Information Standards Quarterly (ISQ) and its previous incarnations have been produced during a period of radical transformations in the world of publishing. Having gone from a hand-typed and Ditto-copied newsletter to a four-color magazine and now moving to an open access, digital-only publication, ISQ is a microcosm of the changes publishers have dealt with over the past 60 years. While this will be the last print issue of the journal, the publication will continue, as many have, in digital-only form. This transition is nothing new for magazines these days, with many making the leap prior to NISO.
NISO’s Z39 Newsletter had very humble origins. The first copy, a typed issue, was sent out in the spring of 1957, noting it would be circulated “at infrequent intervals” as a supplement to the regular annual reports of NISO’s various subcommittees. It was produced on green paper, which improved the readability of the purple Ditto machine printing process it appears was used. It wasn’t until 1966, after NISO (then named the Z39 Committee) established a permanent office, that publication moved to a regular delivery schedule, with issues appearing three times per year.
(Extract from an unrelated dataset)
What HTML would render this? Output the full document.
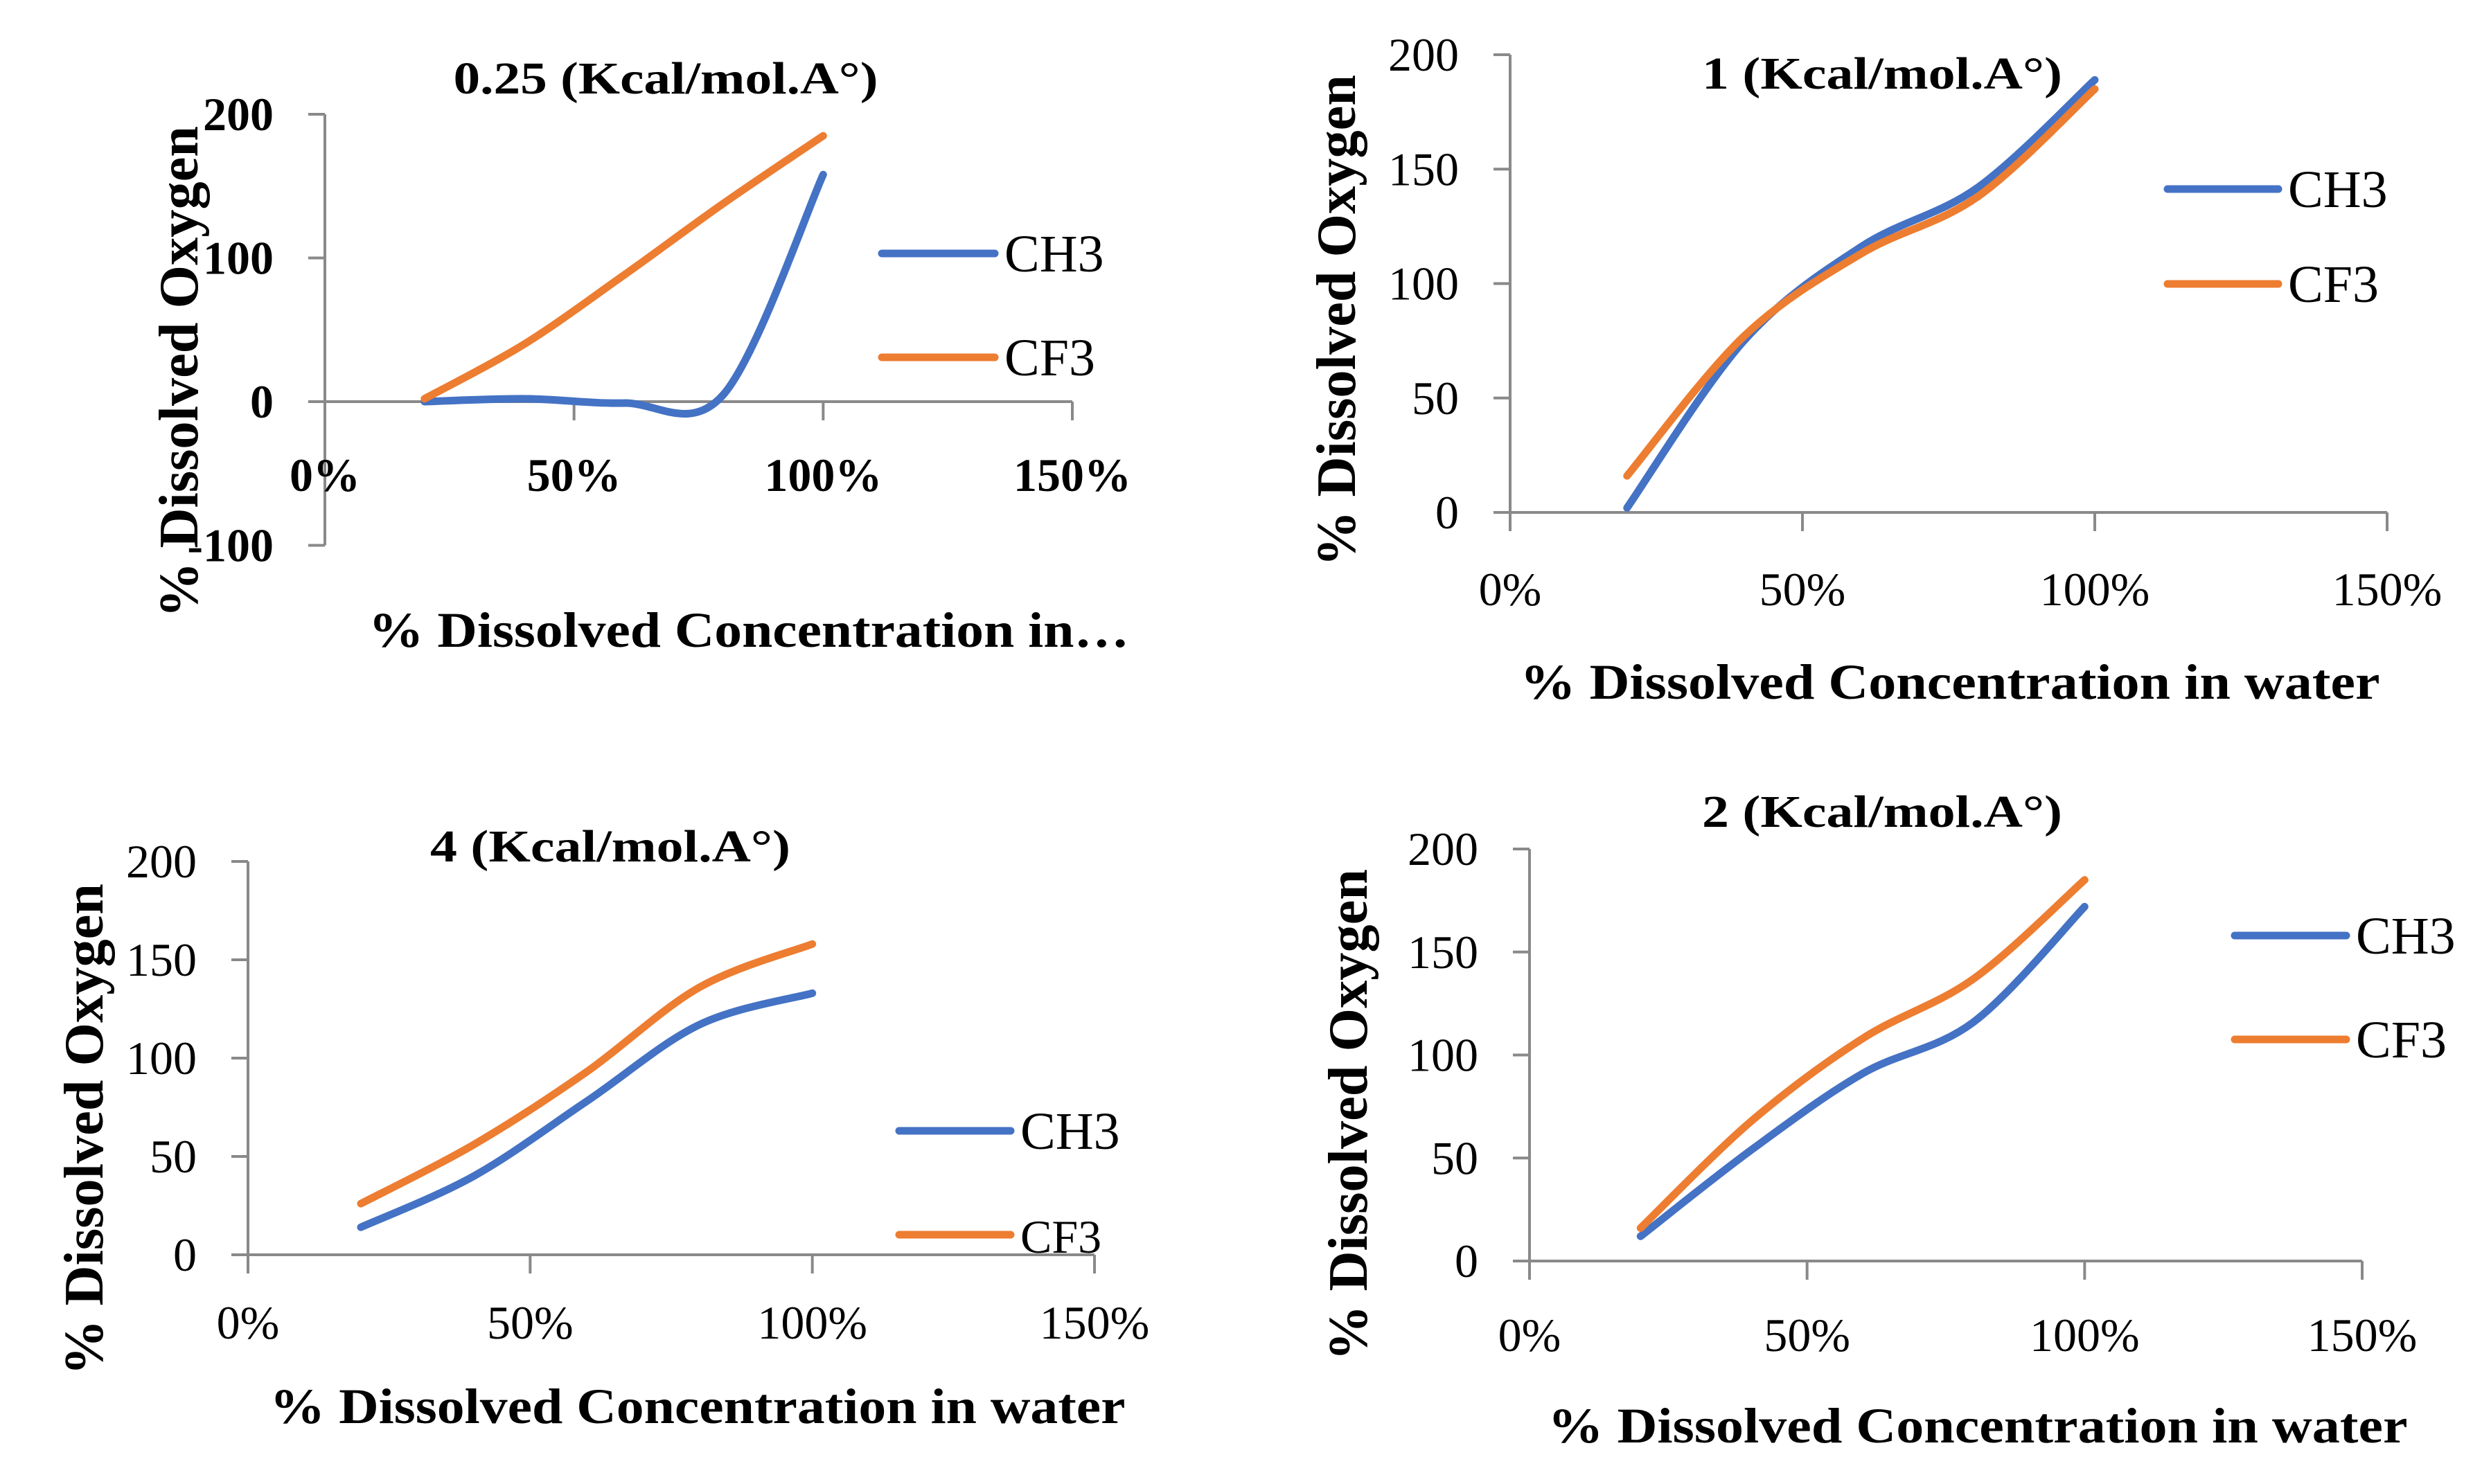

This coincided with more regular support for the committee and a more established infrastructure and procedures around its work, and a subsequent uptick in standards development activity.
As odd as this sounds now, there was a mention in the September 1984 issue of the Voice of Z39—the successor to Z39 Newsletter—that NISO had purchased its first IBM PC for the office, to organize mailing lists and word processing.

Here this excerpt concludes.